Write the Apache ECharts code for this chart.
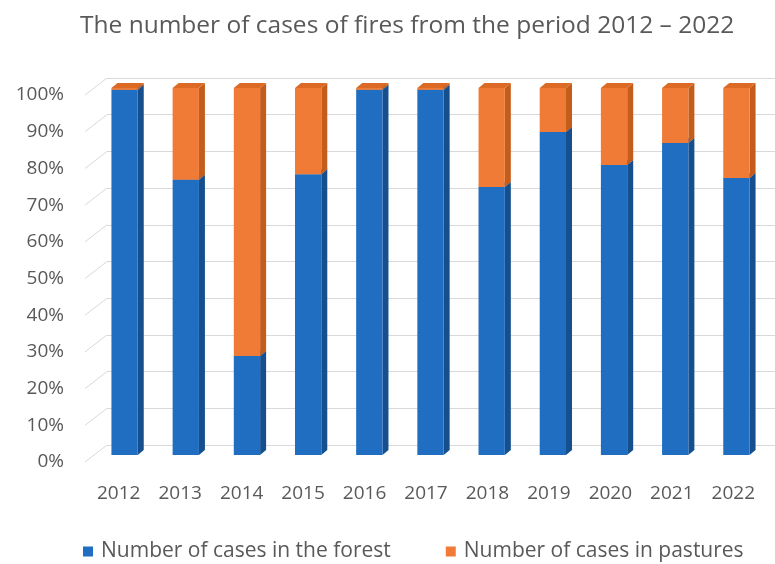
<!DOCTYPE html>
<html>
<head>
<meta charset="utf-8">
<script src="https://cdn.jsdelivr.net/npm/echarts@6/dist/echarts.min.js"></script>
<style>
html,body{margin:0;padding:0;background:#fff;}
#chart{width:775px;height:564px;}
</style>
</head>
<body>
<div id="chart"></div>
<script>
const years = ['2012','2013','2014','2015','2016','2017','2018','2019','2020','2021','2022'];
const forest = [99.5, 75, 27, 76.5, 99.5, 99.5, 73, 88, 79, 85, 75.5];
const pastures = [0.5, 25, 73, 23.5, 0.5, 0.5, 27, 12, 21, 15, 24.5];
const yTicks = [0, 10, 20, 30, 40, 50, 60, 70, 80, 90, 100];
const seriesNames = ['Number of cases in the forest', 'Number of cases in pastures'];
const titleText = 'The number of cases of fires from the period 2012 \u2013 2022';

const FONT = '"Open Sans", sans-serif';
const TXT = '#595959';
const palette = [
  {front: '#1f6ec1', side: '#164f8e', top: '#2a79cf'},
  {front: '#f07b36', side: '#c45d1c', top: '#dd6a24'}
];
const DX = 6, DY = -5;

function boxRenderer(pal) {
  return function (params, api) {
    const idx = api.value(0);
    const lo = api.value(1), hi = api.value(2);
    const pLo = api.coord([idx, lo]);
    const pHi = api.coord([idx, hi]);
    const bw = api.size([1, 0])[0] * 0.43;
    const x0 = pLo[0] - bw / 2, x1 = pLo[0] + bw / 2;
    const yb = pLo[1], yt = pHi[1];
    return {
      type: 'group',
      children: [
        {type: 'polygon', shape: {points: [[x1, yb], [x1 + DX, yb + DY], [x1 + DX, yt + DY], [x1, yt]]}, style: {fill: pal.side}},
        {type: 'polygon', shape: {points: [[x0, yt], [x1, yt], [x1 + DX, yt + DY], [x0 + DX, yt + DY]]}, style: {fill: pal.top}},
        {type: 'rect', shape: {x: x0, y: yt, width: bw, height: yb - yt}, style: {fill: pal.front}}
      ]
    };
  };
}

const forestData = years.map((y, i) => [i, 0, forest[i]]);
const pastureData = years.map((y, i) => [i, forest[i], forest[i] + pastures[i]]);

const chart = echarts.init(document.getElementById('chart'), null, {renderer: 'canvas'});
chart.setOption({
  backgroundColor: '#ffffff',
  animation: false,
  title: {
    text: titleText,
    left: 80, top: 14, padding: 0,
    textStyle: {fontFamily: FONT, fontSize: 24.5, fontWeight: 'normal', color: TXT}
  },
  legend: {
    data: seriesNames,
    left: 83, top: 541, padding: 0,
    itemWidth: 10, itemHeight: 10, itemGap: 55,
    icon: 'rect',
    textStyle: {fontFamily: FONT, fontSize: 21, color: TXT, padding: [0, 0, 0, 3]}
  },
  grid: [
    {left: 107, right: 0, top: 78, bottom: 119},
    {left: 88, right: 11, top: 95, bottom: 102},
    {left: 94, right: 8, top: 88, bottom: 109}
  ],
  xAxis: [
    {gridIndex: 0, type: 'value', min: 0, max: 1, show: false},
    {gridIndex: 1, type: 'category', data: years,
     axisLine: {show: false}, axisTick: {show: false},
     axisLabel: {fontFamily: FONT, fontSize: 19, color: TXT, margin: 22}},
    {gridIndex: 2, type: 'category', data: years, show: false}
  ],
  yAxis: [
    {gridIndex: 0, type: 'value', min: 0, max: 100, interval: 10,
     axisLabel: {show: false}, axisLine: {show: false}, axisTick: {show: false},
     splitLine: {show: true, lineStyle: {color: '#d9d9d9', width: 1}}},
    {gridIndex: 1, type: 'value', min: 0, max: 100, interval: 10,
     axisLine: {show: false}, axisTick: {show: false}, splitLine: {show: false},
     axisLabel: {fontFamily: FONT, fontSize: 19, color: TXT, margin: 24, formatter: '{value}%'}},
    {gridIndex: 2, type: 'value', min: 0, max: 100, show: false}
  ],
  series: [
    {
      type: 'custom', name: 'depth', xAxisIndex: 0, yAxisIndex: 0,
      data: yTicks.map(v => [0, v]),
      silent: true,
      renderItem: function (params, api) {
        const p = api.coord([0, api.value(1)]);
        return {type: 'line', shape: {x1: p[0] - 22, y1: p[1] + 17, x2: p[0], y2: p[1]},
                style: {stroke: '#d9d9d9', lineWidth: 1}};
      }
    },
    {
      type: 'custom', name: seriesNames[0], xAxisIndex: 2, yAxisIndex: 2,
      itemStyle: {color: palette[0].front},
      encode: {x: 0, y: [1, 2]},
      data: forestData,
      renderItem: boxRenderer(palette[0])
    },
    {
      type: 'custom', name: seriesNames[1], xAxisIndex: 2, yAxisIndex: 2,
      itemStyle: {color: palette[1].front},
      encode: {x: 0, y: [1, 2]},
      data: pastureData,
      renderItem: boxRenderer(palette[1])
    }
  ]
});
</script>
</body>
</html>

◆ **What is needed**
Return all of the data exactly as written, and drop the pictures.

◆ **Task output**
Write the Apache ECharts code for this chart.
<!DOCTYPE html>
<html>
<head>
<meta charset="utf-8">
<script src="https://cdn.jsdelivr.net/npm/echarts@6/dist/echarts.min.js"></script>
<style>
html,body{margin:0;padding:0;background:#fff;}
#chart{width:775px;height:564px;}
</style>
</head>
<body>
<div id="chart"></div>
<script>
const years = ['2012','2013','2014','2015','2016','2017','2018','2019','2020','2021','2022'];
const forest = [99.5, 75, 27, 76.5, 99.5, 99.5, 73, 88, 79, 85, 75.5];
const pastures = [0.5, 25, 73, 23.5, 0.5, 0.5, 27, 12, 21, 15, 24.5];
const yTicks = [0, 10, 20, 30, 40, 50, 60, 70, 80, 90, 100];
const seriesNames = ['Number of cases in the forest', 'Number of cases in pastures'];
const titleText = 'The number of cases of fires from the period 2012 \u2013 2022';

const FONT = '"Open Sans", sans-serif';
const TXT = '#595959';
const palette = [
  {front: '#1f6ec1', side: '#164f8e', top: '#2a79cf'},
  {front: '#f07b36', side: '#c45d1c', top: '#dd6a24'}
];
const DX = 6, DY = -5;

function boxRenderer(pal) {
  return function (params, api) {
    const idx = api.value(0);
    const lo = api.value(1), hi = api.value(2);
    const pLo = api.coord([idx, lo]);
    const pHi = api.coord([idx, hi]);
    const bw = api.size([1, 0])[0] * 0.43;
    const x0 = pLo[0] - bw / 2, x1 = pLo[0] + bw / 2;
    const yb = pLo[1], yt = pHi[1];
    return {
      type: 'group',
      children: [
        {type: 'polygon', shape: {points: [[x1, yb], [x1 + DX, yb + DY], [x1 + DX, yt + DY], [x1, yt]]}, style: {fill: pal.side}},
        {type: 'polygon', shape: {points: [[x0, yt], [x1, yt], [x1 + DX, yt + DY], [x0 + DX, yt + DY]]}, style: {fill: pal.top}},
        {type: 'rect', shape: {x: x0, y: yt, width: bw, height: yb - yt}, style: {fill: pal.front}}
      ]
    };
  };
}

const forestData = years.map((y, i) => [i, 0, forest[i]]);
const pastureData = years.map((y, i) => [i, forest[i], forest[i] + pastures[i]]);

const chart = echarts.init(document.getElementById('chart'), null, {renderer: 'canvas'});
chart.setOption({
  backgroundColor: '#ffffff',
  animation: false,
  title: {
    text: titleText,
    left: 80, top: 14, padding: 0,
    textStyle: {fontFamily: FONT, fontSize: 24.5, fontWeight: 'normal', color: TXT}
  },
  legend: {
    data: seriesNames,
    left: 83, top: 541, padding: 0,
    itemWidth: 10, itemHeight: 10, itemGap: 55,
    icon: 'rect',
    textStyle: {fontFamily: FONT, fontSize: 21, color: TXT, padding: [0, 0, 0, 3]}
  },
  grid: [
    {left: 107, right: 0, top: 78, bottom: 119},
    {left: 88, right: 11, top: 95, bottom: 102},
    {left: 94, right: 8, top: 88, bottom: 109}
  ],
  xAxis: [
    {gridIndex: 0, type: 'value', min: 0, max: 1, show: false},
    {gridIndex: 1, type: 'category', data: years,
     axisLine: {show: false}, axisTick: {show: false},
     axisLabel: {fontFamily: FONT, fontSize: 19, color: TXT, margin: 22}},
    {gridIndex: 2, type: 'category', data: years, show: false}
  ],
  yAxis: [
    {gridIndex: 0, type: 'value', min: 0, max: 100, interval: 10,
     axisLabel: {show: false}, axisLine: {show: false}, axisTick: {show: false},
     splitLine: {show: true, lineStyle: {color: '#d9d9d9', width: 1}}},
    {gridIndex: 1, type: 'value', min: 0, max: 100, interval: 10,
     axisLine: {show: false}, axisTick: {show: false}, splitLine: {show: false},
     axisLabel: {fontFamily: FONT, fontSize: 19, color: TXT, margin: 24, formatter: '{value}%'}},
    {gridIndex: 2, type: 'value', min: 0, max: 100, show: false}
  ],
  series: [
    {
      type: 'custom', name: 'depth', xAxisIndex: 0, yAxisIndex: 0,
      data: yTicks.map(v => [0, v]),
      silent: true,
      renderItem: function (params, api) {
        const p = api.coord([0, api.value(1)]);
        return {type: 'line', shape: {x1: p[0] - 22, y1: p[1] + 17, x2: p[0], y2: p[1]},
                style: {stroke: '#d9d9d9', lineWidth: 1}};
      }
    },
    {
      type: 'custom', name: seriesNames[0], xAxisIndex: 2, yAxisIndex: 2,
      itemStyle: {color: palette[0].front},
      encode: {x: 0, y: [1, 2]},
      data: forestData,
      renderItem: boxRenderer(palette[0])
    },
    {
      type: 'custom', name: seriesNames[1], xAxisIndex: 2, yAxisIndex: 2,
      itemStyle: {color: palette[1].front},
      encode: {x: 0, y: [1, 2]},
      data: pastureData,
      renderItem: boxRenderer(palette[1])
    }
  ]
});
</script>
</body>
</html>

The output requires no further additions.